- Task directions
Single out the lines that include the word "chart". Copy them.

- Dataset extract
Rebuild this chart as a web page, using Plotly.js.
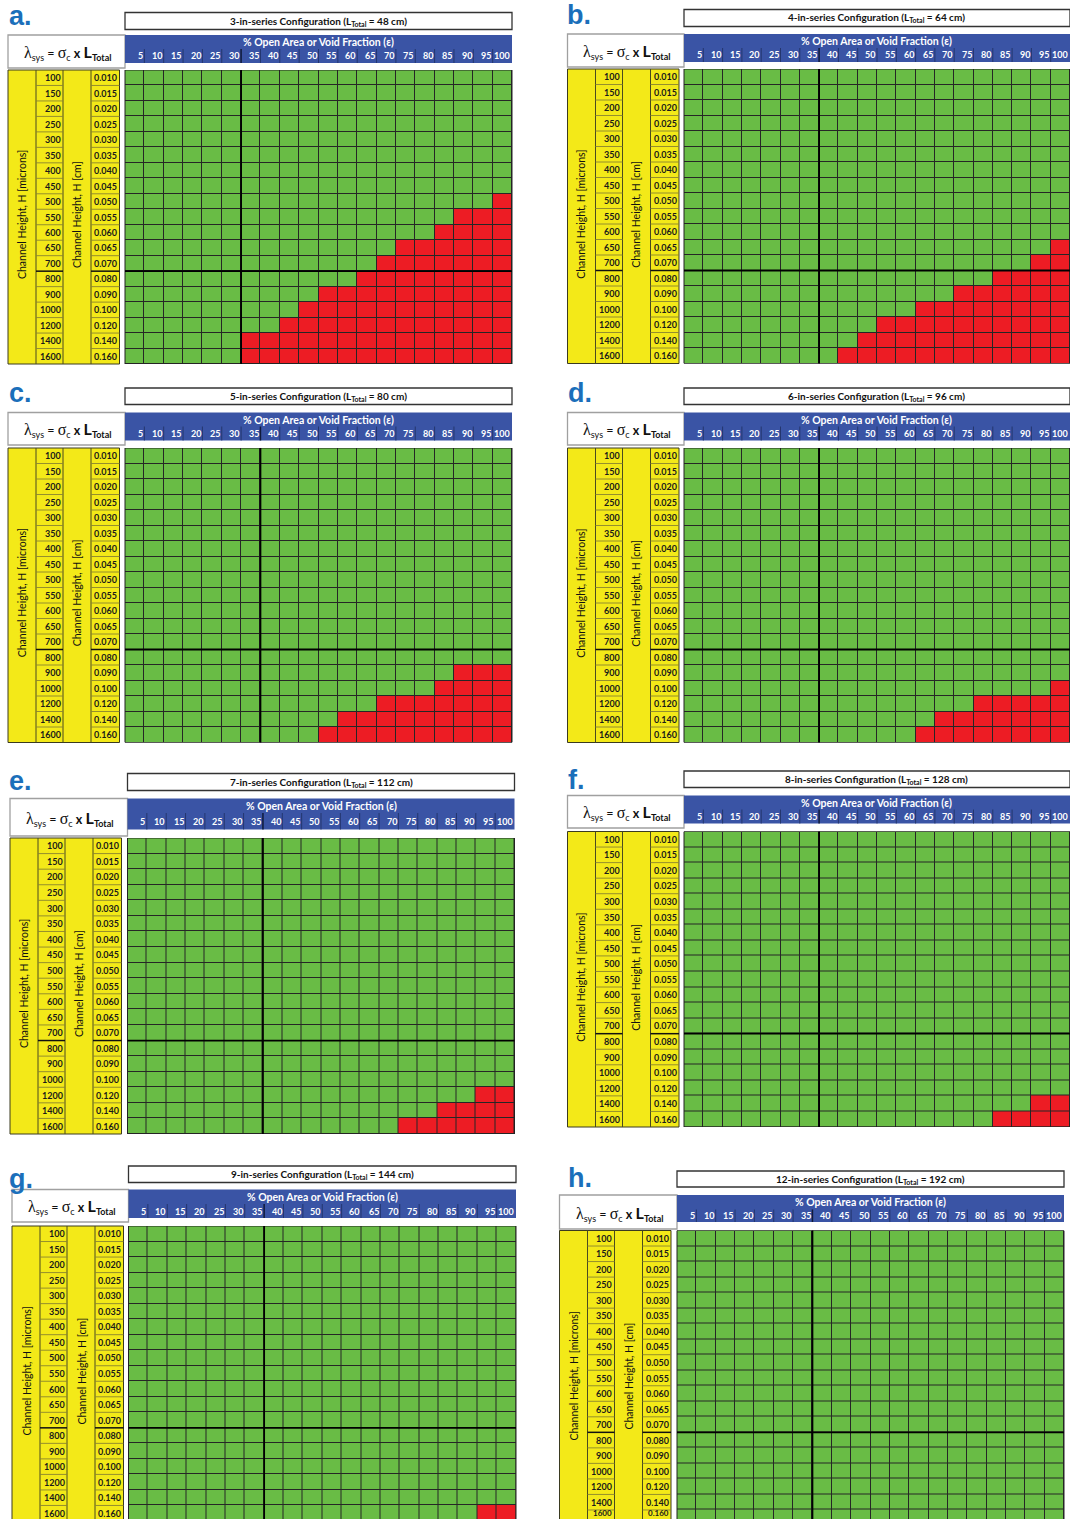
<!DOCTYPE html>
<html><head><meta charset="utf-8">
<script src="https://cdn.plot.ly/plotly-3.0.1.min.js"></script>
<style>html,body{margin:0;padding:0;background:#fff;}#chart{width:1070px;height:1519px;}</style>
</head><body><div id="chart"></div>
<script>
// ---------- DATA ----------
const epsilonPct = ['5','10','15','20','25','30','35','40','45','50','55','60','65','70','75','80','85','90','95','100'];
const heightMicrons = ['100','150','200','250','300','350','400','450','500','550','600','650','700','800','900','1000','1200','1400','1600'];
const heightCm = ['0.010','0.015','0.020','0.025','0.030','0.035','0.040','0.045','0.050','0.055','0.060','0.065','0.070','0.080','0.090','0.100','0.120','0.140','0.160'];
const panelLetters = ['a.','b.','c.','d.','e.','f.','g.','h.'];
const unitsInSeries = [3,4,5,6,7,8,9,12];
const totalLengthCm = [48,64,80,96,112,128,144,192];
// number of red cells at the right end of each row (rows in heightMicrons order)
const redA = [0,0,0,0,0,0,0,0,1,3,4,6,7,8,10,11,12,14,14];
const redB = [0,0,0,0,0,0,0,0,0,0,0,1,2,4,6,8,10,11,12];
const redC = [0,0,0,0,0,0,0,0,0,0,0,0,0,0,3,4,7,9,10];
const redD = [0,0,0,0,0,0,0,0,0,0,0,0,0,0,0,1,5,7,8];
const redE = [0,0,0,0,0,0,0,0,0,0,0,0,0,0,0,0,2,4,6];
const redF = [0,0,0,0,0,0,0,0,0,0,0,0,0,0,0,0,0,2,4];
const redG = [0,0,0,0,0,0,0,0,0,0,0,0,0,0,0,0,0,0,2];
const redH = [0,0,0,0,0,0,0,0,0,0,0,0,0,0,0,0,0,0,0];
const dividerAfterEps = ['30','35','35','35','35','35','35','35'];
const dividerAfterRow = '700';

// ---------- LAYOUT GEOMETRY (pixels) ----------
const W = 1070, H = 1519;
const geo = [
  {lx:8,   ly:16,   L:8,     gx0:125,   gx1:512,  tT:12.5,  tB:29.5,  hT:35,    hM:49,    hB:63,    fB:68,   gT:70,    gB:364},
  {lx:566, ly:15,   L:567.5, gx0:684,   gx1:1070, tT:9.5,   tB:26.5,  hT:34,    hM:48,    hB:62,    fB:67,   gT:69,    gB:363.5},
  {lx:8,   ly:393,  L:8,     gx0:125,   gx1:512,  tT:388,   tB:404.5, hT:412.5, hM:426.5, hB:440.5, fB:445,  gT:448,   gB:742.5},
  {lx:567, ly:393,  L:567.5, gx0:684,   gx1:1070, tT:388,   tB:404.5, hT:412.5, hM:426.5, hB:440.5, fB:445,  gT:448,   gB:742.5},
  {lx:8,   ly:781,  L:10,    gx0:127.5, gx1:514.5,tT:773.5, tB:790.5, hT:798.5, hM:813,   hB:829.5, fB:836,  gT:838,   gB:1134},
  {lx:567, ly:780,  L:567.5, gx0:684,   gx1:1070, tT:771,   tB:787.5, hT:795.5, hM:809.5, hB:823.5, fB:828,  gT:831.5, gB:1127},
  {lx:8,   ly:1179, L:12,    gx0:128.5, gx1:516,  tT:1166,  tB:1182.5,hT:1189.5,hM:1204,  hB:1218,  fB:1222, gT:1226,  gB:1521},
  {lx:567, ly:1178, L:559.5, gx0:677,   gx1:1064, tT:1171,  tB:1187,  hT:1195,  hM:1209.5,hB:1222,  fB:1229, gT:1230.5,gB:1525.5}
];
const panels = [redA, redB, redC, redD, redE, redF, redG, redH];

const GREEN = '#69bc45', RED = '#ed1c24', YELLOW = '#f3e918', BLUE = '#3a54a5', LETTER = '#1b6fba';
const FONT = 'Lato, "Open Sans", "Liberation Sans", sans-serif';
const X = px => px / W, Y = py => 1 - py / H;
const subscript = (t, size, shift) =>
  '<span style="font-size:' + size + 'px;baseline-shift:-' + shift + 'px">' + t + '</span>';

const traces = [], shapes = [], annotations = [];
const layout = {
  width: W, height: H, margin: {l:0, r:0, t:0, b:0},
  paper_bgcolor: '#ffffff', plot_bgcolor: '#262626', showlegend: false,
  font: {family: FONT, color: '#111'}
};

panels.forEach((red, p) => {
  const g = geo[p];
  const sfx = p === 0 ? '' : String(p + 1);
  const xa = 'x' + sfx, ya = 'y' + sfx;
  const nR = heightMicrons.length, nC = epsilonPct.length;
  const rowH = (g.gB - g.gT) / nR;
  const visB = Math.min(g.gB, H);
  const visRows = (visB - g.gT) / rowH;

  layout['xaxis' + sfx] = {domain: [X(g.gx0), X(g.gx1)], type: 'category', range: [-0.5, nC - 0.5],
    showgrid: false, zeroline: false, showticklabels: false, ticks: '', fixedrange: true, anchor: ya};
  layout['yaxis' + sfx] = {domain: [Y(visB), Y(g.gT)], type: 'category', range: [-0.5 + visRows, -0.5],
    showgrid: false, zeroline: false, showticklabels: false, ticks: '', fixedrange: true, anchor: xa};

  const z = heightMicrons.map((h, i) => epsilonPct.map((e, j) => (j >= nC - red[i] ? 1 : 0)));
  traces.push({type: 'heatmap', x: epsilonPct, y: heightMicrons, z: z, xaxis: xa, yaxis: ya,
    colorscale: [[0, GREEN], [1, RED]], zmin: 0, zmax: 1, showscale: false, xgap: 1, ygap: 1, hoverinfo: 'skip'});

  // grid frame + dividers
  shapes.push({type: 'rect', xref: xa + ' domain', yref: ya, x0: 0, x1: 1, y0: -0.5, y1: nR - 0.5,
    line: {color: '#222', width: 1}, fillcolor: 'rgba(0,0,0,0)'});
  const dIdx = epsilonPct.indexOf(dividerAfterEps[p]);
  shapes.push({type: 'line', xref: xa, yref: ya + ' domain', x0: dIdx + 0.5, x1: dIdx + 0.5, y0: 0, y1: 1,
    line: {color: '#000', width: 1.8}});
  const rIdx = heightMicrons.indexOf(dividerAfterRow);
  shapes.push({type: 'line', xref: xa + ' domain', yref: ya, x0: 0, x1: 1, y0: rIdx + 0.5, y1: rIdx + 0.5,
    line: {color: '#000', width: 1.8}});

  // title box
  shapes.push({type: 'rect', xref: 'paper', yref: 'paper', x0: X(g.gx0), x1: X(g.gx1), y0: Y(g.tB), y1: Y(g.tT),
    fillcolor: '#fff', line: {color: '#333', width: 1.3}});
  annotations.push({xref: 'paper', yref: 'paper', x: X((g.gx0 + g.gx1) / 2), y: Y((g.tT + g.tB) / 2),
    text: unitsInSeries[p] + '-in-series Configuration (L' + subscript('Total', 7, 2) + ' = ' + totalLengthCm[p] + ' cm)',
    showarrow: false, font: {size: 10, color: '#111', weight: 700}, xanchor: 'center', yanchor: 'middle'});

  // formula box
  shapes.push({type: 'rect', xref: 'paper', yref: 'paper', x0: X(g.L), x1: X(g.gx0), y0: Y(g.fB), y1: Y(g.hT),
    fillcolor: '#fff', line: {color: '#a0a0a0', width: 1.3}});
  annotations.push({xref: 'paper', yref: 'paper', x: X((g.L + g.gx0) / 2 + 1), y: Y((g.hT + g.fB) / 2 + 1),
    text: '<span style="font-family:Liberation Serif,serif;font-size:16px">λ</span>' + subscript('sys', 9, 3) + ' = ' +
          '<span style="font-family:Liberation Serif,serif;font-size:16px">σ</span>' + subscript('c', 9, 3) + ' ' +
          '<b>x</b> <span style="font-size:16px;font-weight:bold">L</span>' +
          '<span style="font-size:9px;font-weight:bold;baseline-shift:-3px">Total</span>',
    showarrow: false, font: {size: 12.5, color: '#111'}, xanchor: 'center', yanchor: 'middle'});

  // blue header
  shapes.push({type: 'rect', xref: 'paper', yref: 'paper', x0: X(g.gx0), x1: X(g.gx1), y0: Y(g.hB), y1: Y(g.hT),
    fillcolor: BLUE, line: {width: 0}});
  annotations.push({xref: 'paper', yref: 'paper', x: X((g.gx0 + g.gx1) / 2), y: Y((g.hT + g.hM) / 2),
    text: '% Open Area or Void Fraction (ε)', showarrow: false,
    font: {size: 10.5, color: '#fff', weight: 700}, xanchor: 'center', yanchor: 'middle'});
  for (let j = 0; j < nC - 1; j++) {
    shapes.push({type: 'line', xref: xa, yref: 'paper', x0: j + 0.5, x1: j + 0.5, y0: Y(g.hB), y1: Y(g.hM),
      line: {color: j === dIdx ? '#101a3a' : '#24366e', width: j === dIdx ? 1.5 : 1}});
  }
  epsilonPct.forEach((e, j) => {
    annotations.push({xref: xa, yref: 'paper', x: j + 0.46, y: Y((g.hM + g.hB) / 2), text: e, showarrow: false,
      font: {size: 9, color: '#fff', weight: 700}, xanchor: 'right', yanchor: 'middle', borderpad: 0});
  });

  // yellow label block
  const yR = g.L + 111.5;
  shapes.push({type: 'rect', xref: 'paper', yref: 'paper', x0: X(g.L), x1: X(yR), y0: Y(g.gB), y1: Y(g.gT),
    fillcolor: YELLOW, line: {color: '#3a3a20', width: 1}});
  [28, 55, 83].forEach(dx => {
    shapes.push({type: 'line', xref: 'paper', yref: 'paper', x0: X(g.L + dx), x1: X(g.L + dx), y0: Y(g.gB), y1: Y(g.gT),
      line: {color: '#4a4a20', width: 1}});
  });
  for (let i = 0; i < nR - 1; i++) {
    const thick = i === rIdx;
    [[28, 55], [83, 111.5]].forEach(([a, b]) => {
      shapes.push({type: 'line', xref: 'paper', yref: ya, x0: X(g.L + a), x1: X(g.L + b), y0: i + 0.5, y1: i + 0.5,
        line: {color: thick ? '#111' : '#8a8430', width: thick ? 1.5 : 0.9}});
    });
  }
  heightMicrons.forEach((h, i) => {
    // a row label whose centre is too close to the page bottom is kept fully visible at the bottom edge
    const centrePx = g.gT + (i + 0.5) * rowH;
    const clamp = centrePx + 5.5 > H;
    const pos = clamp ? {yref: 'paper', y: 0, yanchor: 'bottom'} : {yref: ya, y: i, yanchor: 'middle'};
    const fs = clamp ? 8 : 9;
    annotations.push(Object.assign({xref: 'paper', x: X(g.L + 53.5), text: h, showarrow: false,
      font: {size: fs, color: '#1a1a1a', weight: 700}, xanchor: 'right', borderpad: 0}, pos));
    annotations.push(Object.assign({xref: 'paper', x: X(g.L + 110), text: heightCm[i], showarrow: false,
      font: {size: fs, color: '#1a1a1a', weight: 700}, xanchor: 'right', borderpad: 0}, pos));
  });
  const midY = Y((g.gT + g.gB) / 2 - 2);
  annotations.push({xref: 'paper', yref: 'paper', x: X(g.L + 14), y: midY, text: 'Channel Height, H [microns]',
    textangle: -90, showarrow: false, font: {size: 10.5, color: '#111'}, xanchor: 'center', yanchor: 'middle'});
  annotations.push({xref: 'paper', yref: 'paper', x: X(g.L + 69), y: midY, text: 'Channel Height, H [cm]',
    textangle: -90, showarrow: false, font: {size: 10.5, color: '#111'}, xanchor: 'center', yanchor: 'middle'});

  // panel letter
  annotations.push({xref: 'paper', yref: 'paper', x: X(g.lx), y: Y(g.ly), text: panelLetters[p], showarrow: false,
    font: {size: 27, color: LETTER, weight: 700, family: '"Liberation Sans", Arial, sans-serif'},
    xanchor: 'left', yanchor: 'middle', borderpad: 0});
});

layout.shapes = shapes;
layout.annotations = annotations;
Plotly.newPlot('chart', traces, layout, {displayModeBar: false, staticPlot: true});
</script>
</body></html>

- Response to the task
Rebuild this chart as a web page, using Plotly.js.
<style>html,body{margin:0;padding:0;background:#fff;}#chart{width:1070px;height:1519px;}</style>
</head><body><div id="chart"></div>
Plotly.newPlot('chart', traces, layout, {displayModeBar: false, staticPlot: true});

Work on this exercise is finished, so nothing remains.